The ADN3080 optical flow sensor was interfaced to the Teensy 3.2 for initial testing with the new platform. The device was previously tested with an 8 bit Arduino.
After just a few tweaks, I was able to get my Teensyduino 3.2 to work with the flow sensor. I was able to get back the motion information as well as the low resolution image data.
Soon this sensor will be incorporated into the rest of the T3.6 system.
After the meteorology instruments are up and running, the optical flow sensor will be next. This may take some doing as the code was written for the 8 bit arduinos. However, the teensyduino has much more memory and resources, so it should be able to process the data and even save it to the sd card for later analysis.
I have received the unit that I ordered. I have interfaced the ADNS3080 to my aduino UNO and gotten readings out of the sensor. The lens allows for something like 20 turns, which should allow for adjusting the focus to range from closeup to infinity. I will post my code that does basic readings soon. There is information out there but some is rather obscure and it seems difficult to find the libraries.

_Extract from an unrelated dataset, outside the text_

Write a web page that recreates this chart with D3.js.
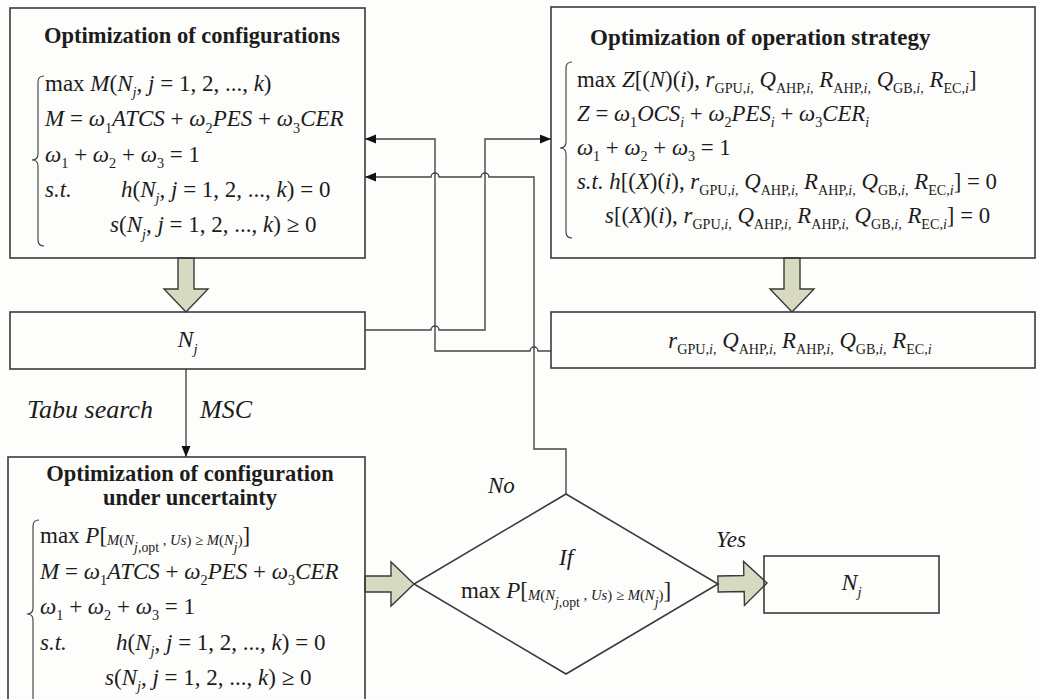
<!DOCTYPE html>
<html>
<head>
<meta charset="utf-8">
<script src="https://cdn.jsdelivr.net/npm/d3@7"></script>
<style>
  body { margin: 0; background: #fdfdfb; }
  svg { display: block; }
  .box { fill: none; stroke: #3a3a3a; stroke-width: 1.6px; }
  .wire { fill: none; stroke: #454545; stroke-width: 1.4px; }
  .fat { fill: #d8d9c1; stroke: #3a3a3a; stroke-width: 1.4px; stroke-linejoin: miter; }
  .brace { fill: none; stroke: #3a3a3a; stroke-width: 1.1px; }
</style>
</head>
<body>
<svg width="1039" height="699"></svg>
<script>
// ---- texts (mini markup: style:text separated by |, t:n = jump to x offset n) ----
var titleConfig = ["Optimization of configurations"];
var titleStrategy = ["Optimization of operation strategy"];
var titleUncertain = ["Optimization of configuration", "under uncertainty"];

var nj = "i:N|si:j";
var rVars = "i:r|s:GPU,|si:i,|r: |i:Q|s:AHP,|si:i,|r: |i:R|s:AHP,|si:i,|r: |i:Q|s:GB,|si:i,|r: |i:R|s:EC,|si:i";
var probMax = "r:max |i:P|r:[|m:M|mr:(|m:N|ms:j|msr:,opt|mr: , |m:Us|mr:) ≥ |m:M|mr:(|m:N|ms:j|mr:)|r:]";
var jRange = "|i:N|si:j|r:, |i:j|r: = 1, 2, ..., |i:k|r:)";

var eqConfig = [
  "r:max |i:M|r:(" + jRange,
  "i:M|r: = |i:ω|s:1|i:ATCS|r: + |i:ω|s:2|i:PES|r: + |i:ω|s:3|i:CER",
  "i:ω|s:1|r: + |i:ω|s:2|r: + |i:ω|s:3|r: = 1",
  "i:s.t.|t:76|i:h|r:(" + jRange + "|r: = 0",
  "t:65|i:s|r:(" + jRange + "|r: ≥ 0"
];
var eqStrategy = [
  "r:max |i:Z|r:[(|i:N|r:)(|i:i|r:), |" + rVars + "|r:]",
  "i:Z|r: = |i:ω|s:1|i:OCS|si:i|r: + |i:ω|s:2|i:PES|si:i|r: + |i:ω|s:3|i:CER|si:i",
  "i:ω|s:1|r: + |i:ω|s:2|r: + |i:ω|s:3|r: = 1",
  "i:s.t. h|r:[(|i:X|r:)(|i:i|r:), |" + rVars + "|r:] = 0",
  "t:28|i:s|r:[(|i:X|r:)(|i:i|r:), |" + rVars + "|r:] = 0"
];
var eqUncertain = [probMax].concat(eqConfig.slice(1));

var decisionText = ["i:If", probMax];
var flowLabels = [
  {text: "Tabu search", x: 27, y: 418, size: 26},
  {text: "MSC", x: 200, y: 418, size: 26},
  {text: "No", x: 488, y: 493, size: 23},
  {text: "Yes", x: 716, y: 547, size: 23}
];

// ---- layout ----
var boxA = {x: 10, y: 8, w: 355, h: 250},
    boxB = {x: 551, y: 7, w: 484, h: 251},
    boxC = {x: 10, y: 312, w: 355, h: 57},
    boxD = {x: 551, y: 312, w: 484, h: 56},
    boxE = {x: 8, y: 457, w: 357, h: 300},
    boxF = {x: 764, y: 556, w: 175, h: 57},
    dia = {cx: 566, cy: 584, hw: 152, hh: 90};

var FONT = "'Liberation Serif', 'Times New Roman', Tinos, 'DejaVu Serif', serif";

var svg = d3.select("svg");
svg.append("rect").attr("width", 1039).attr("height", 699).attr("fill", "#fdfdfb");

svg.append("defs").append("marker")
    .attr("id", "head").attr("markerUnits", "userSpaceOnUse")
    .attr("markerWidth", 12).attr("markerHeight", 10)
    .attr("refX", 11).attr("refY", 4.5).attr("orient", "auto")
  .append("path").attr("d", "M0,0L11,4.5L0,9Z").attr("fill", "#111");

// style: [italic, size factor, baseline shift (em)]
var STY = {
  r: [0, 1, 0], i: [1, 1, 0], s: [0, .62, .28], si: [1, .62, .28],
  m: [1, .64, .1], mr: [0, .64, .1], ms: [1, .6, .4], msr: [0, .6, .4]
};

function txt(x, y, size) {
  return svg.append("text").attr("x", x).attr("y", y)
    .attr("font-family", FONT).style("font-family", FONT)
    .style("font-size", size + "px").style("white-space", "pre").attr("fill", "#1c1c1c");
}

function mathLine(str, x, y, size, anchor) {
  var t = txt(x, y, size).attr("text-anchor", anchor || "start");
  var cur = 0, jump = null;
  str.split("|").forEach(function(seg) {
    var k = seg.indexOf(":"), st = seg.slice(0, k), s0 = seg.slice(k + 1);
    if (st === "t") { jump = x + (+s0); return; }
    var s = STY[st], shift = s[2] * size;
    var ts = t.append("tspan").text(s0)
        .style("font-style", s[0] ? "italic" : "normal")
        .style("font-size", (size * s[1]) + "px")
        .attr("dy", shift - cur);
    if (jump !== null) { ts.attr("x", jump); jump = null; }
    cur = shift;
  });
  return t;
}

function title(lines, x, y0, step, size, anchor) {
  lines.forEach(function(l, i) {
    txt(x, y0 + i * step, size).attr("text-anchor", anchor)
      .style("font-weight", "bold").text(l);
  });
}

function brace(x0, y0, y1, ym) {
  var w = 6, q = 6;
  var d = "M" + (x0 + w) + "," + y0 + "Q" + x0 + "," + y0 + " " + x0 + "," + (y0 + q) +
    "L" + x0 + "," + (ym - q) + "Q" + x0 + "," + ym + " " + (x0 - w) + "," + ym +
    "Q" + x0 + "," + ym + " " + x0 + "," + (ym + q) +
    "L" + x0 + "," + (y1 - q) + "Q" + x0 + "," + y1 + " " + (x0 + w) + "," + y1;
  svg.append("path").attr("class", "brace").attr("d", d);
}

function fatArrow(x0, y0, x1, y1) {
  var len = Math.hypot(x1 - x0, y1 - y0), bw = 8, hw = 22, hl = 23;
  var pts = [[0, -bw], [len - hl, -bw], [len - hl, -hw], [len, 0], [len - hl, hw], [len - hl, bw], [0, bw]];
  var ang = Math.atan2(y1 - y0, x1 - x0) * 180 / Math.PI;
  svg.append("path").attr("class", "fat").attr("d", d3.line()(pts) + "Z")
    .attr("transform", "translate(" + x0 + "," + y0 + ") rotate(" + ang + ")");
}

function wire(pts, hops, arrow) {
  var r = 4, d = "M" + pts[0];
  for (var i = 1; i < pts.length; i++) {
    var a = pts[i - 1], b = pts[i];
    if (a[1] === b[1]) {
      var dir = b[0] > a[0] ? 1 : -1;
      hops.filter(function(h) { return (h - a[0]) * (h - b[0]) < 0; })
        .sort(function(p, q) { return dir * (p - q); })
        .forEach(function(h) {
          d += "L" + (h - dir * r) + "," + a[1] + "A" + r + "," + r + " 0 0 " + (dir > 0 ? 1 : 0) +
               " " + (h + dir * r) + "," + a[1];
        });
    }
    d += "L" + b;
  }
  var p = svg.append("path").attr("class", "wire").attr("d", d);
  if (arrow) p.attr("marker-end", "url(#head)");
}

// ---- wires ----
var xA = 435, xB = 485, xNo = 534;
wire([[boxC.x + boxC.w, 330], [xB, 330], [xB, 139], [boxB.x, 139]], [xA], true);
wire([[boxD.x, 351], [xA, 351], [xA, 139], [boxA.x + boxA.w, 139]], [xNo], true);
wire([[dia.cx, dia.cy - dia.hh], [dia.cx, 449], [xNo, 449], [xNo, 177], [boxA.x + boxA.w, 177]], [xB, xA], true);
wire([[186, boxC.y + boxC.h], [186, boxE.y]], [], true);

// ---- fat arrows ----
fatArrow(186, boxA.y + boxA.h, 186, boxC.y);
fatArrow(792, boxB.y + boxB.h, 792, boxD.y);
fatArrow(boxE.x + boxE.w, dia.cy, dia.cx - dia.hw, dia.cy);
fatArrow(dia.cx + dia.hw, dia.cy, boxF.x + 3, dia.cy - 1);

// ---- boxes ----
[boxA, boxB, boxC, boxD, boxE, boxF].forEach(function(b) {
  svg.append("rect").attr("class", "box").attr("x", b.x).attr("y", b.y).attr("width", b.w).attr("height", b.h);
});
svg.append("path").attr("class", "box")
  .attr("d", d3.line()([[dia.cx, dia.cy - dia.hh], [dia.cx + dia.hw, dia.cy], [dia.cx, dia.cy + dia.hh], [dia.cx - dia.hw, dia.cy]]) + "Z");

// ---- box contents ----
title(titleConfig, 192, 43, 24, 22.5, "middle");
eqConfig.forEach(function(l, i) { mathLine(l, 45, 91 + i * 35.3, 23); });
brace(38, 76, 246, 160);

title(titleStrategy, 590, 45, 24, 23, "start");
eqStrategy.forEach(function(l, i) { mathLine(l, 577, 87 + i * 34, 22.8); });
brace(566, 62, 238, 148);

mathLine(nj, boxC.x + boxC.w / 2, 347, 24, "middle");
mathLine(rVars, 800, 348, 22.8, "middle");

title(titleUncertain, 190, 481, 24, 22.5, "middle");
eqUncertain.forEach(function(l, i) { mathLine(l, 40, 543 + i * 35.5, 23); });
brace(33, 520, 720, 614);

mathLine(decisionText[0], dia.cx, 565, 23, "middle");
mathLine(decisionText[1], dia.cx, 598, 23, "middle");
mathLine(nj, boxF.x + boxF.w / 2, 590, 24, "middle");

flowLabels.forEach(function(d) {
  txt(d.x, d.y, d.size).style("font-style", "italic").text(d.text);
});
</script>
</body>
</html>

Here is an image captured using the sensor:
This is an enlarged image to show the actual pixels. Note the image is 30×30, which is the max that this type of sensor comes with. Below you can see the image that I used for testing the camera (scaled to fit the page here). The fine lines did not come out at all and the text just shows up as colored blobs from a distance of a few feet away. The colored blocks also showed up but not with the same density-this is probably a function of the sensitivity of the chip itself.
The sensor outputs numeric values for the image. You have to take those numbers and import them into another tool to generate and image like I did above. I saved the numbers as a csv file and then imported them into A-VEKT program. This program converts a csv into an image. Be sure to tell it to use a single 8 bit value for the A as we have one byte/pixel monchrome data.
The IMU can be used to determine the motion of the payload as it floats over the surface of Mars. Another tool that can be used for this purpose is an optical flow sensor, such as those used on optical mice. The one in most common use appears to be the adns3080. This is a single chip unit, with a 30×30 sensor and an onboard DSP to process the imaging system. The sensor can provide values for the movement in both the x and y directions, as well as actual image capture data. The values must be used in conjunction with altitude data to determine actual movement distances.
I purchased a unit, which is similar to the one shown below:
At the time of this writing, the unit above is less than $20 from this vendor: http://www.aliexpress.com/item/ADNS3080-Optical-Flow-Sensor-Horizontal-Position-for-APM2-5-Flight-Control-Board/1404445315.html
Note that these optical sensors can be extracted from defunct optical mice, but many mice seem to have the cheaper units such as the 2051 which have much less resolution and other limitations. Some laser based optical mice may have usable sensors, in addition to neat IR lasers, but be careful! The IR lasers can damage your eyes if you look at them without proper protection. The optical flow sensors do not require the IR lasers and will work well outside with natural light.